Exercise goal: Look through the data below. Collect every line where the word "this" occurs.

Records for processing:
┌────────

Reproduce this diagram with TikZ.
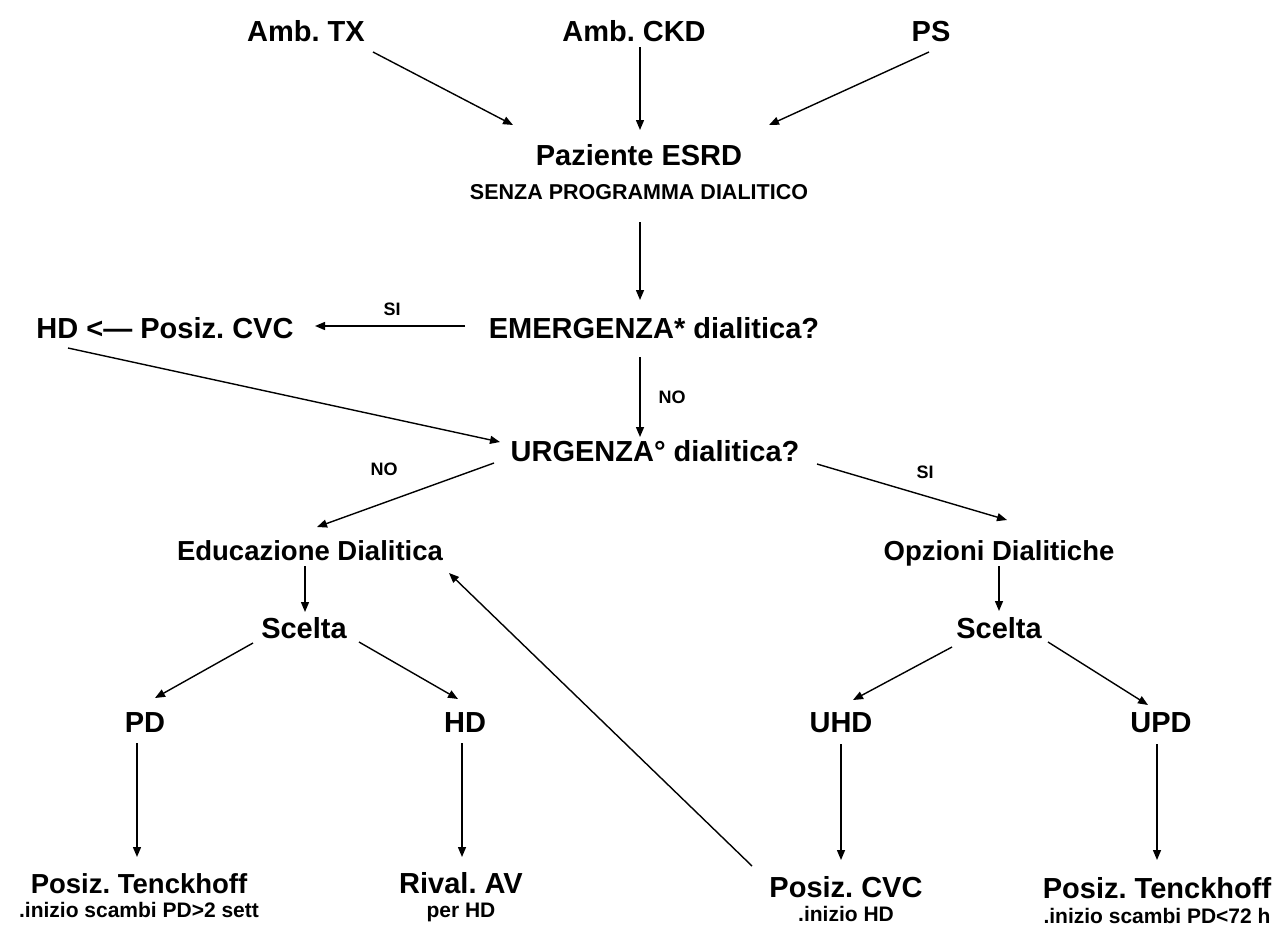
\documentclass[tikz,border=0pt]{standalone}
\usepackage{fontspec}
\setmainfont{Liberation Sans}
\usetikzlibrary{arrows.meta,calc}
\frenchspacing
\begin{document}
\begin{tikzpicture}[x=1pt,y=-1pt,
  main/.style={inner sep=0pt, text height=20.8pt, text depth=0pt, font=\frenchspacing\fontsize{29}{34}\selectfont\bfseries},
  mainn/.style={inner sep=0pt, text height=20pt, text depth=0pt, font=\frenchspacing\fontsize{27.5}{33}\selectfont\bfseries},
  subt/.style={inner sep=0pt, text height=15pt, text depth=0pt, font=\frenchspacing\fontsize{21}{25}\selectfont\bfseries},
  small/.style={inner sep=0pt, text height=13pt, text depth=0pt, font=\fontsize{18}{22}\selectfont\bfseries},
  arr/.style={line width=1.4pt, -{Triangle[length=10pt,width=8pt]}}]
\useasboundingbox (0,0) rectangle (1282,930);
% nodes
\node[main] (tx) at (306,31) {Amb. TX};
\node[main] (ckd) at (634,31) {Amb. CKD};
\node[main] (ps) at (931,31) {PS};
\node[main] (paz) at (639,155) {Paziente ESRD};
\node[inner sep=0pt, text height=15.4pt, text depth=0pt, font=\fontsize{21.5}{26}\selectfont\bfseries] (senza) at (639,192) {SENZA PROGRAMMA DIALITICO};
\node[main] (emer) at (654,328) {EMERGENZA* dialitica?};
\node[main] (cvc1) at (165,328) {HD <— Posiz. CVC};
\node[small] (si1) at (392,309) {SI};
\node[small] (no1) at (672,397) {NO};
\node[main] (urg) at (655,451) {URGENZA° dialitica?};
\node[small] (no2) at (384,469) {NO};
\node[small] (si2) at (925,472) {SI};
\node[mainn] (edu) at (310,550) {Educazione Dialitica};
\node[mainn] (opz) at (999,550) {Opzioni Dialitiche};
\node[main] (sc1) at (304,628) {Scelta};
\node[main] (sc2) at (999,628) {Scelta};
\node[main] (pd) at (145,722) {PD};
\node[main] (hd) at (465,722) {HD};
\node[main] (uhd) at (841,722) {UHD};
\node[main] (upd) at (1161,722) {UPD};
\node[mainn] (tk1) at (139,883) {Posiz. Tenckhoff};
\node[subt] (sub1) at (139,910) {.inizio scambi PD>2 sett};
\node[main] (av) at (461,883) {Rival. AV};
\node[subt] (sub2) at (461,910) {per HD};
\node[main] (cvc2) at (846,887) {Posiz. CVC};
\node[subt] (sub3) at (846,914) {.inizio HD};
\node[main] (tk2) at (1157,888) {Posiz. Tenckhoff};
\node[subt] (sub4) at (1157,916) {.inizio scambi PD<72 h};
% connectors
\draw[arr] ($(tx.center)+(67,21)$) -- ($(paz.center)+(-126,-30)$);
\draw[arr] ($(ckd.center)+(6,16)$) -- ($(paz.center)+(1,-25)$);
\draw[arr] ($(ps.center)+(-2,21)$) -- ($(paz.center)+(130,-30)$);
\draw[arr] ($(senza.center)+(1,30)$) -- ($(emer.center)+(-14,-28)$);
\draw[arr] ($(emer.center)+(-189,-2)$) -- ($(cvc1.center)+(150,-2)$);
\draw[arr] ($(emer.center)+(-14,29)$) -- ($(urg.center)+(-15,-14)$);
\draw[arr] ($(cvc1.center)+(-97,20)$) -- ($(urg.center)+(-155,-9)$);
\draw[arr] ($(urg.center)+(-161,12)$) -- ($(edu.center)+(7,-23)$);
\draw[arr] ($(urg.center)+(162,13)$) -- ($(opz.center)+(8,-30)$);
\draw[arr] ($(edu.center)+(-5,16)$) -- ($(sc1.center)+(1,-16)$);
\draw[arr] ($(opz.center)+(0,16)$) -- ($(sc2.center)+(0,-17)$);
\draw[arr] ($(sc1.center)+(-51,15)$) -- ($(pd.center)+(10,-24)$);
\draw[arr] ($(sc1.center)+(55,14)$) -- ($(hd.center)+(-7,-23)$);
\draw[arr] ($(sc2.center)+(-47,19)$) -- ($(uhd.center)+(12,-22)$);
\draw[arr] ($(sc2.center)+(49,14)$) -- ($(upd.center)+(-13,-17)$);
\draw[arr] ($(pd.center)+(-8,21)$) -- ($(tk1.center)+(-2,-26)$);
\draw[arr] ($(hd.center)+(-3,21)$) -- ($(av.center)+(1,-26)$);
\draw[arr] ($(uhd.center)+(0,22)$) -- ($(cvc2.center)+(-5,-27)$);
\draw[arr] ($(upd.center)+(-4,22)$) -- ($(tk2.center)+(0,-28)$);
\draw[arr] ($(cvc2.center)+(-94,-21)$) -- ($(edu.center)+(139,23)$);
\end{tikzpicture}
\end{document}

└────────
┌────────

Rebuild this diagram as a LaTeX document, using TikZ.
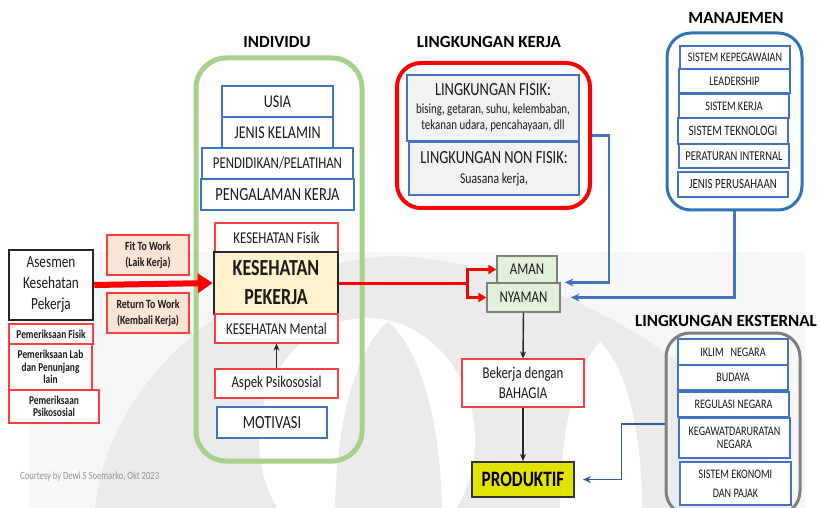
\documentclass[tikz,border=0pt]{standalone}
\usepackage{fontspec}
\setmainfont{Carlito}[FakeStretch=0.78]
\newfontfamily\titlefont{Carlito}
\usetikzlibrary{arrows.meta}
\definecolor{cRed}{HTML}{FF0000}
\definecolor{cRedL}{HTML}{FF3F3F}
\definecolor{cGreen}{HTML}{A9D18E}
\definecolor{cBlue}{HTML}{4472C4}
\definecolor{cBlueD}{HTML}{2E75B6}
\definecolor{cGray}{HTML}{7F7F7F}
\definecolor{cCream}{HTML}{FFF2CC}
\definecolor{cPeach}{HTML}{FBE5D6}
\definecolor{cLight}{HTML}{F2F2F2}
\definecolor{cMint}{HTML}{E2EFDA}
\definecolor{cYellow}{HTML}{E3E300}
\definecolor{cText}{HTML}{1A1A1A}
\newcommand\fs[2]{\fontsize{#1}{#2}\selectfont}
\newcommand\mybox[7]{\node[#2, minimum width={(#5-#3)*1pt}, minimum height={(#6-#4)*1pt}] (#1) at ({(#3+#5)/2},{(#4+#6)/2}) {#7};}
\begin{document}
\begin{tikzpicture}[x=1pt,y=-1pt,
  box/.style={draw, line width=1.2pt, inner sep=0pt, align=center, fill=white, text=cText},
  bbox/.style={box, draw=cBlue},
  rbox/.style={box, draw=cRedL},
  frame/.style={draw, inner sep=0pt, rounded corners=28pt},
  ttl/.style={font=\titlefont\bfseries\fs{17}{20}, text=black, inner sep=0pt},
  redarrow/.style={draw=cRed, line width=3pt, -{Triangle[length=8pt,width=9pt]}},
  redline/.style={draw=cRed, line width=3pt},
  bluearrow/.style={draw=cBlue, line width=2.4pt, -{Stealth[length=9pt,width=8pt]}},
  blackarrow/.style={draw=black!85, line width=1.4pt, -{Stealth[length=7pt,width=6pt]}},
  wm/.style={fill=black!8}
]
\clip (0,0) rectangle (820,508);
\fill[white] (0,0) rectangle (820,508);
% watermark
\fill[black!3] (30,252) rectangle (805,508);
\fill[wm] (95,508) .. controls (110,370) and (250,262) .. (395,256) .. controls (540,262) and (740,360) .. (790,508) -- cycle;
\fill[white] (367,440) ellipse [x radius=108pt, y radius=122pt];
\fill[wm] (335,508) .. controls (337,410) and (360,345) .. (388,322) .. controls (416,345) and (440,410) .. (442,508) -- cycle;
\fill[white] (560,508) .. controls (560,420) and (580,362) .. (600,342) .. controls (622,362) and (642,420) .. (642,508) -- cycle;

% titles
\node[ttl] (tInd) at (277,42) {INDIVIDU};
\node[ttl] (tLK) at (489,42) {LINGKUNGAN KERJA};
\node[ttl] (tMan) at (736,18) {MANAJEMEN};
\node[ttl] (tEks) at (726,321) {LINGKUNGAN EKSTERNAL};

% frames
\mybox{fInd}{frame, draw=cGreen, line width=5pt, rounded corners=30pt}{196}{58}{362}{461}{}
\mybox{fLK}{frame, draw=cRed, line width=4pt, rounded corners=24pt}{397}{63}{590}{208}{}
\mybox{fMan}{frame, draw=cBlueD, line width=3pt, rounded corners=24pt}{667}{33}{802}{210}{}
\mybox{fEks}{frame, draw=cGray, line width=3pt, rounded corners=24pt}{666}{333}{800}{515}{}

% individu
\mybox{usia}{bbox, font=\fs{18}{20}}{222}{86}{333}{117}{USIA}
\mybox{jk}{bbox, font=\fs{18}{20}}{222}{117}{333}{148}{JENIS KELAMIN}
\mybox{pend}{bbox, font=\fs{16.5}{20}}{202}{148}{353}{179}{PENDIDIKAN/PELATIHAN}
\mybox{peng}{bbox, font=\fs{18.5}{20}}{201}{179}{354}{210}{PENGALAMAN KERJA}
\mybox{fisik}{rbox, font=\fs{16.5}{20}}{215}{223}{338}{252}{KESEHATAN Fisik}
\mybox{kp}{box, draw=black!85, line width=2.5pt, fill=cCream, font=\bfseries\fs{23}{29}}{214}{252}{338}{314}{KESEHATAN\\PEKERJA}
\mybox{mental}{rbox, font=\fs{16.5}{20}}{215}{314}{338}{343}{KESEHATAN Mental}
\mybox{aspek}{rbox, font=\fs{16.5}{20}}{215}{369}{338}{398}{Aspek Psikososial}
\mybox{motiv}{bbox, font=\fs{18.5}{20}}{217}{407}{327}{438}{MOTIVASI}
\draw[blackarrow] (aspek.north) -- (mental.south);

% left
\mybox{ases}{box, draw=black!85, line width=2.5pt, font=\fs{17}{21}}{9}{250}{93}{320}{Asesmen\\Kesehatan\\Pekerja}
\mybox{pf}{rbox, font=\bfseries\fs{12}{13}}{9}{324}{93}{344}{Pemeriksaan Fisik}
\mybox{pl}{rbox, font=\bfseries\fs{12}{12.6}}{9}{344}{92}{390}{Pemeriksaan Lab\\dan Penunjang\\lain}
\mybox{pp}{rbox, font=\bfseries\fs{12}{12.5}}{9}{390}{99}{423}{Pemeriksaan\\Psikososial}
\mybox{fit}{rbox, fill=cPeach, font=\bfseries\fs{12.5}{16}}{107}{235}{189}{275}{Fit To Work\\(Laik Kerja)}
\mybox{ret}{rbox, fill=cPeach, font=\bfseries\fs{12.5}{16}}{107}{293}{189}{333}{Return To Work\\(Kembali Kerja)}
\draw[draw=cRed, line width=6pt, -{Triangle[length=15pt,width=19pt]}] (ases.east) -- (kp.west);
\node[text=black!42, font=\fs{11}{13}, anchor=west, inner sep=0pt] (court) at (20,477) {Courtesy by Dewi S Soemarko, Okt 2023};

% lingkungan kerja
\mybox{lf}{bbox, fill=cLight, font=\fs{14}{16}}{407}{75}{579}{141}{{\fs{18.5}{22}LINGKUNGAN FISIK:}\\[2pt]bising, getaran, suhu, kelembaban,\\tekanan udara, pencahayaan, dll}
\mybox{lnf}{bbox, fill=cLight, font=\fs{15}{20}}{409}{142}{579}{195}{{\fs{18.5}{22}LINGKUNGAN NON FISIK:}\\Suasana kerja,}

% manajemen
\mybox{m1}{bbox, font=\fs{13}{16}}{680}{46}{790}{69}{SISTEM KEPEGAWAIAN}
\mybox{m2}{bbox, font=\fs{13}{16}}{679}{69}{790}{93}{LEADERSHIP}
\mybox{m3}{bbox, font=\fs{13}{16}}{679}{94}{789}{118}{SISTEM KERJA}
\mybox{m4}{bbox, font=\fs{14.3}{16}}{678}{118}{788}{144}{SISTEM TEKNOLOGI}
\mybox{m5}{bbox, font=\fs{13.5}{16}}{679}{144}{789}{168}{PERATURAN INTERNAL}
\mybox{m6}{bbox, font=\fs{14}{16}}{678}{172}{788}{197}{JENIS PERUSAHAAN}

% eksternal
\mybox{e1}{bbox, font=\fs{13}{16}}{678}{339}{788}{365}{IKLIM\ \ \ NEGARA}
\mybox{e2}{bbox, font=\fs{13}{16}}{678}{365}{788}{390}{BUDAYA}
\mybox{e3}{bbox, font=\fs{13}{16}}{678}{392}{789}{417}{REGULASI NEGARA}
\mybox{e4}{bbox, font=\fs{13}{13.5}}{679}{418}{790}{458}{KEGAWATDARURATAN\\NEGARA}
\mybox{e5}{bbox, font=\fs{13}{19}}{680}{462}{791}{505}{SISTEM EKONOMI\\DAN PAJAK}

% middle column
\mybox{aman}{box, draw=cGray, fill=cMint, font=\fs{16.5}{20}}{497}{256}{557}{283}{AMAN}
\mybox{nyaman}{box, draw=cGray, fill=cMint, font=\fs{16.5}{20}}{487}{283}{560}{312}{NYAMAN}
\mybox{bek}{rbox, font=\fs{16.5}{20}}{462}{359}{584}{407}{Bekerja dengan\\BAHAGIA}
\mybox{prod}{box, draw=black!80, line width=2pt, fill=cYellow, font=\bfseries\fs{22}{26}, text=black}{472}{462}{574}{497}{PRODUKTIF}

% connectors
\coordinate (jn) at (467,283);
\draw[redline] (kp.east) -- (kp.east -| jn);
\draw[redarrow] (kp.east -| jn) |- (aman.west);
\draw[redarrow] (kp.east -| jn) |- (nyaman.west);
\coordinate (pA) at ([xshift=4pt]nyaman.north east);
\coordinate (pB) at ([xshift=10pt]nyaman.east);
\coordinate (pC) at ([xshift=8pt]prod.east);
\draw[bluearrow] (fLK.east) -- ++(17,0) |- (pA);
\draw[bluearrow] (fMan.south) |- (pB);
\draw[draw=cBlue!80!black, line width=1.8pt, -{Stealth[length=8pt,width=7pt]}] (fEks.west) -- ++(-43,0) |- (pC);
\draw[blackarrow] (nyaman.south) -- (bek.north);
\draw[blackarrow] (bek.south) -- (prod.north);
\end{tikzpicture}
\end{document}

└────────

The result:
Reproduce this diagram with TikZ.
Rebuild this diagram as a LaTeX document, using TikZ.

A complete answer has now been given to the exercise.